Supplied data →
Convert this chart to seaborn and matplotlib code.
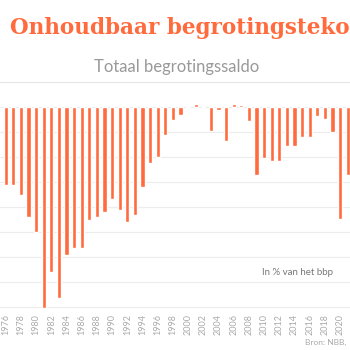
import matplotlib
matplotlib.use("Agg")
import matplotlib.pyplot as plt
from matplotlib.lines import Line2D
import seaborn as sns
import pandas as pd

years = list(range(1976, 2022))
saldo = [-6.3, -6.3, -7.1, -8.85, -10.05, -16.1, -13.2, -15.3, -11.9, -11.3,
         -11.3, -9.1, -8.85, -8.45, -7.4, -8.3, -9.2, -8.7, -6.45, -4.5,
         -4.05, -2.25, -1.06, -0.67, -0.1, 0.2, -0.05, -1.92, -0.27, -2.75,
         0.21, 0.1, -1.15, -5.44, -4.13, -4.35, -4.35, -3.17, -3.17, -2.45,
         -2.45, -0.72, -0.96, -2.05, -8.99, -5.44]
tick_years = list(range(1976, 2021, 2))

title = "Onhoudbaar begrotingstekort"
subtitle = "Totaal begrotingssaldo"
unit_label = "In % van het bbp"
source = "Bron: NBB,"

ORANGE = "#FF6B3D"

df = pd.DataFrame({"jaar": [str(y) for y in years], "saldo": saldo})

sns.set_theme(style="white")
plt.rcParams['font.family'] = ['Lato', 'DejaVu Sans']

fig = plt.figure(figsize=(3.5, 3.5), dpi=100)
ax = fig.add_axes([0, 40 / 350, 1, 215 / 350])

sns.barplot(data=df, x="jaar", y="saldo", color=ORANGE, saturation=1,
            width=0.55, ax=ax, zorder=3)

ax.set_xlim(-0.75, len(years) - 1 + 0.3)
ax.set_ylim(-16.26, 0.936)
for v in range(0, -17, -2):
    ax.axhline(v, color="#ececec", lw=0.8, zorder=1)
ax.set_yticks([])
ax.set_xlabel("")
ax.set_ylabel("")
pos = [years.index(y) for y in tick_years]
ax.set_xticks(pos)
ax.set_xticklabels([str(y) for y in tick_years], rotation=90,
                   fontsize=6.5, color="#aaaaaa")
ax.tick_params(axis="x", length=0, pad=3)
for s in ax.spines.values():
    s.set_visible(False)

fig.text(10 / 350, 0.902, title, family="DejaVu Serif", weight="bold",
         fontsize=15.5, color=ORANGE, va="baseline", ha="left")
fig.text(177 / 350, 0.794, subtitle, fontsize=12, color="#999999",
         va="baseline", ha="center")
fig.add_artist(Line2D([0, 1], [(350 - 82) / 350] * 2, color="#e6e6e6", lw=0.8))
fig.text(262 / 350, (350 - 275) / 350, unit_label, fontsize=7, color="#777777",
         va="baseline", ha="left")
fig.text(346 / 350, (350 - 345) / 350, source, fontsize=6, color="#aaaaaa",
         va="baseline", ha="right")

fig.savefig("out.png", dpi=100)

Problem statement →
Omit the pictures and reproduce the listing exactly.

Task output →
Convert this chart to seaborn and matplotlib code.
import matplotlib
matplotlib.use("Agg")
import matplotlib.pyplot as plt
from matplotlib.lines import Line2D
import seaborn as sns
import pandas as pd

years = list(range(1976, 2022))
saldo = [-6.3, -6.3, -7.1, -8.85, -10.05, -16.1, -13.2, -15.3, -11.9, -11.3,
         -11.3, -9.1, -8.85, -8.45, -7.4, -8.3, -9.2, -8.7, -6.45, -4.5,
         -4.05, -2.25, -1.06, -0.67, -0.1, 0.2, -0.05, -1.92, -0.27, -2.75,
         0.21, 0.1, -1.15, -5.44, -4.13, -4.35, -4.35, -3.17, -3.17, -2.45,
         -2.45, -0.72, -0.96, -2.05, -8.99, -5.44]
tick_years = list(range(1976, 2021, 2))

title = "Onhoudbaar begrotingstekort"
subtitle = "Totaal begrotingssaldo"
unit_label = "In % van het bbp"
source = "Bron: NBB,"

ORANGE = "#FF6B3D"

df = pd.DataFrame({"jaar": [str(y) for y in years], "saldo": saldo})

sns.set_theme(style="white")
plt.rcParams['font.family'] = ['Lato', 'DejaVu Sans']

fig = plt.figure(figsize=(3.5, 3.5), dpi=100)
ax = fig.add_axes([0, 40 / 350, 1, 215 / 350])

sns.barplot(data=df, x="jaar", y="saldo", color=ORANGE, saturation=1,
            width=0.55, ax=ax, zorder=3)

ax.set_xlim(-0.75, len(years) - 1 + 0.3)
ax.set_ylim(-16.26, 0.936)
for v in range(0, -17, -2):
    ax.axhline(v, color="#ececec", lw=0.8, zorder=1)
ax.set_yticks([])
ax.set_xlabel("")
ax.set_ylabel("")
pos = [years.index(y) for y in tick_years]
ax.set_xticks(pos)
ax.set_xticklabels([str(y) for y in tick_years], rotation=90,
                   fontsize=6.5, color="#aaaaaa")
ax.tick_params(axis="x", length=0, pad=3)
for s in ax.spines.values():
    s.set_visible(False)

fig.text(10 / 350, 0.902, title, family="DejaVu Serif", weight="bold",
         fontsize=15.5, color=ORANGE, va="baseline", ha="left")
fig.text(177 / 350, 0.794, subtitle, fontsize=12, color="#999999",
         va="baseline", ha="center")
fig.add_artist(Line2D([0, 1], [(350 - 82) / 350] * 2, color="#e6e6e6", lw=0.8))
fig.text(262 / 350, (350 - 275) / 350, unit_label, fontsize=7, color="#777777",
         va="baseline", ha="left")
fig.text(346 / 350, (350 - 345) / 350, source, fontsize=6, color="#aaaaaa",
         va="baseline", ha="right")

fig.savefig("out.png", dpi=100)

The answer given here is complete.